↓↓↓

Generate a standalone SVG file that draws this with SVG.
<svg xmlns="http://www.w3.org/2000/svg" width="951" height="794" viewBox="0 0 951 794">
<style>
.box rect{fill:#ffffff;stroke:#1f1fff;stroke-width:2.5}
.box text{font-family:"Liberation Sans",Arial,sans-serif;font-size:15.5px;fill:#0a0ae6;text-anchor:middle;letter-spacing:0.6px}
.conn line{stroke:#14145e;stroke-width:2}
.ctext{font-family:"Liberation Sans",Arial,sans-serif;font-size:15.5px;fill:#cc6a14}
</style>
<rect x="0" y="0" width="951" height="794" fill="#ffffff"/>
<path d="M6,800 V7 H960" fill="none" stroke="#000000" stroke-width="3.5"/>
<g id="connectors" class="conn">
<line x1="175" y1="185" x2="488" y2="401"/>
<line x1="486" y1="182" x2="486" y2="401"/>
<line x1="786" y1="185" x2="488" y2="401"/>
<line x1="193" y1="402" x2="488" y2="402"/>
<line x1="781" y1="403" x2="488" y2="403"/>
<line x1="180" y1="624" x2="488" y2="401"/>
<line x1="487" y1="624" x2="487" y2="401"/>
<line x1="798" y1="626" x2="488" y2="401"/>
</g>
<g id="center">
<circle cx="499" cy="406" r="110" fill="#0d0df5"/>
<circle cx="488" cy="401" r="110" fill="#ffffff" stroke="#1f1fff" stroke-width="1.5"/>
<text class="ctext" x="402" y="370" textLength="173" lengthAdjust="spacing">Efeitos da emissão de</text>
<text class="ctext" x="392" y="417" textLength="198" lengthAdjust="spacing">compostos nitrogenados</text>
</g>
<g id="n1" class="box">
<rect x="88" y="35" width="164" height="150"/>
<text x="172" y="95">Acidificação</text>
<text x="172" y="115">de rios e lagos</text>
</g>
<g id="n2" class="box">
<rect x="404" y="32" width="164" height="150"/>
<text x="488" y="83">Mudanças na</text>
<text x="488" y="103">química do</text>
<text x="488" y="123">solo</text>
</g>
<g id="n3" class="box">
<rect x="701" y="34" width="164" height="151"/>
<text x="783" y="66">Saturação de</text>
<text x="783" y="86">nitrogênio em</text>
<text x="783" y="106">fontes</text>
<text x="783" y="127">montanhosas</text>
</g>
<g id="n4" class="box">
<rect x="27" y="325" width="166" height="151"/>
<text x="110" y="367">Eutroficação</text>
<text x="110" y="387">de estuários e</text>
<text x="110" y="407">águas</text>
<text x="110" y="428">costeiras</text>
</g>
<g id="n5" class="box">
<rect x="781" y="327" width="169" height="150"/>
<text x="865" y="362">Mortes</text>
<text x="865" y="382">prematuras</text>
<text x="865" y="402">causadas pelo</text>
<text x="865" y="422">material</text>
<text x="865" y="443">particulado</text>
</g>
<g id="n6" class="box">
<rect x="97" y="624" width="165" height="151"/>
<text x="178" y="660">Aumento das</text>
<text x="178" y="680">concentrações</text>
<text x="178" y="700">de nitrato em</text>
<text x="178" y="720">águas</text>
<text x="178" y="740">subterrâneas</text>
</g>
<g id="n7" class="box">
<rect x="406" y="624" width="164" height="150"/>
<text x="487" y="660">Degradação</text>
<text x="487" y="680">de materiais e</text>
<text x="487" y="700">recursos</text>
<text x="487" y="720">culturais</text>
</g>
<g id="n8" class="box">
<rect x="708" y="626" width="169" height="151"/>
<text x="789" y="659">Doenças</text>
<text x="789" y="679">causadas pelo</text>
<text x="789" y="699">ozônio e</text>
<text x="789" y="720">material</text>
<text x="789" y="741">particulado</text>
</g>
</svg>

↑↑↑

Objective
Every line of the data above should be reproduced word for word.

Correct answer
Generate a standalone SVG file that draws this with SVG.
<svg xmlns="http://www.w3.org/2000/svg" width="951" height="794" viewBox="0 0 951 794">
<style>
.box rect{fill:#ffffff;stroke:#1f1fff;stroke-width:2.5}
.box text{font-family:"Liberation Sans",Arial,sans-serif;font-size:15.5px;fill:#0a0ae6;text-anchor:middle;letter-spacing:0.6px}
.conn line{stroke:#14145e;stroke-width:2}
.ctext{font-family:"Liberation Sans",Arial,sans-serif;font-size:15.5px;fill:#cc6a14}
</style>
<rect x="0" y="0" width="951" height="794" fill="#ffffff"/>
<path d="M6,800 V7 H960" fill="none" stroke="#000000" stroke-width="3.5"/>
<g id="connectors" class="conn">
<line x1="175" y1="185" x2="488" y2="401"/>
<line x1="486" y1="182" x2="486" y2="401"/>
<line x1="786" y1="185" x2="488" y2="401"/>
<line x1="193" y1="402" x2="488" y2="402"/>
<line x1="781" y1="403" x2="488" y2="403"/>
<line x1="180" y1="624" x2="488" y2="401"/>
<line x1="487" y1="624" x2="487" y2="401"/>
<line x1="798" y1="626" x2="488" y2="401"/>
</g>
<g id="center">
<circle cx="499" cy="406" r="110" fill="#0d0df5"/>
<circle cx="488" cy="401" r="110" fill="#ffffff" stroke="#1f1fff" stroke-width="1.5"/>
<text class="ctext" x="402" y="370" textLength="173" lengthAdjust="spacing">Efeitos da emissão de</text>
<text class="ctext" x="392" y="417" textLength="198" lengthAdjust="spacing">compostos nitrogenados</text>
</g>
<g id="n1" class="box">
<rect x="88" y="35" width="164" height="150"/>
<text x="172" y="95">Acidificação</text>
<text x="172" y="115">de rios e lagos</text>
</g>
<g id="n2" class="box">
<rect x="404" y="32" width="164" height="150"/>
<text x="488" y="83">Mudanças na</text>
<text x="488" y="103">química do</text>
<text x="488" y="123">solo</text>
</g>
<g id="n3" class="box">
<rect x="701" y="34" width="164" height="151"/>
<text x="783" y="66">Saturação de</text>
<text x="783" y="86">nitrogênio em</text>
<text x="783" y="106">fontes</text>
<text x="783" y="127">montanhosas</text>
</g>
<g id="n4" class="box">
<rect x="27" y="325" width="166" height="151"/>
<text x="110" y="367">Eutroficação</text>
<text x="110" y="387">de estuários e</text>
<text x="110" y="407">águas</text>
<text x="110" y="428">costeiras</text>
</g>
<g id="n5" class="box">
<rect x="781" y="327" width="169" height="150"/>
<text x="865" y="362">Mortes</text>
<text x="865" y="382">prematuras</text>
<text x="865" y="402">causadas pelo</text>
<text x="865" y="422">material</text>
<text x="865" y="443">particulado</text>
</g>
<g id="n6" class="box">
<rect x="97" y="624" width="165" height="151"/>
<text x="178" y="660">Aumento das</text>
<text x="178" y="680">concentrações</text>
<text x="178" y="700">de nitrato em</text>
<text x="178" y="720">águas</text>
<text x="178" y="740">subterrâneas</text>
</g>
<g id="n7" class="box">
<rect x="406" y="624" width="164" height="150"/>
<text x="487" y="660">Degradação</text>
<text x="487" y="680">de materiais e</text>
<text x="487" y="700">recursos</text>
<text x="487" y="720">culturais</text>
</g>
<g id="n8" class="box">
<rect x="708" y="626" width="169" height="151"/>
<text x="789" y="659">Doenças</text>
<text x="789" y="679">causadas pelo</text>
<text x="789" y="699">ozônio e</text>
<text x="789" y="720">material</text>
<text x="789" y="741">particulado</text>
</g>
</svg>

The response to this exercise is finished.